Online Distributed Scheduling on a Fault-prone Parallel System
Elli Zavou,Antonio Fernández Anta
DOI: https://doi.org/10.48550/arXiv.1603.05939
2016-03-19
Abstract:We consider a parallel system of $m$ identical machines prone to unpredictable crashes and restarts, trying to cope with the continuous arrival of tasks to be executed. Tasks have different computational requirements (i.e., processing time or size). The flow of tasks, their size, and the crash and restart of the machines are assumed to be controlled by an adversary. Then, we focus on the study of online distributed algorithms for the efficient scheduling of the tasks. We use competitive analysis, considering as efficiency metric the completed-load, i.e., the aggregated size of the completed tasks.
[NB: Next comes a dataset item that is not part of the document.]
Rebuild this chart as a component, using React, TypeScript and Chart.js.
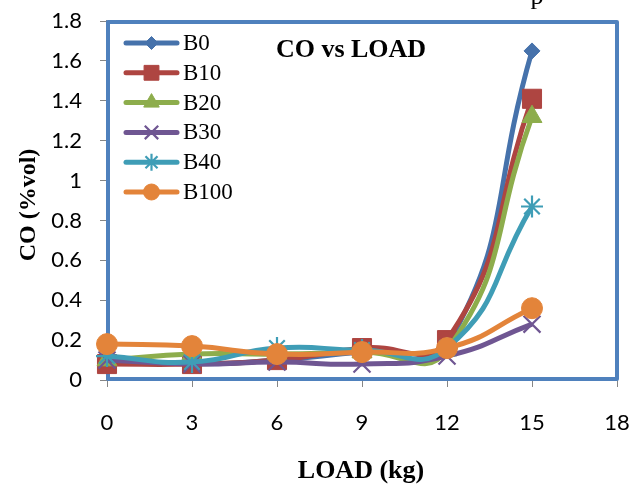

We first present optimal completed-load competitiveness algorithms when the number of different task sizes that can be injected by the adversary is bounded. (It is known that, if it is not bounded, competitiveness is not achievable.) We first consider only two different task sizes, and then proceed to $k$ different ones, showing in both cases that the optimal completed-load competitiveness can be achieved. Then, we consider the possibility of having some form of resource augmentation, allowing the scheduling algorithm to run with a speedup $s \geq 1$. In this case, we show that the competitiveness of all work-conserving scheduling algorithms can be increased by using a large enough speedup.
Distributed, Parallel, and Cluster Computing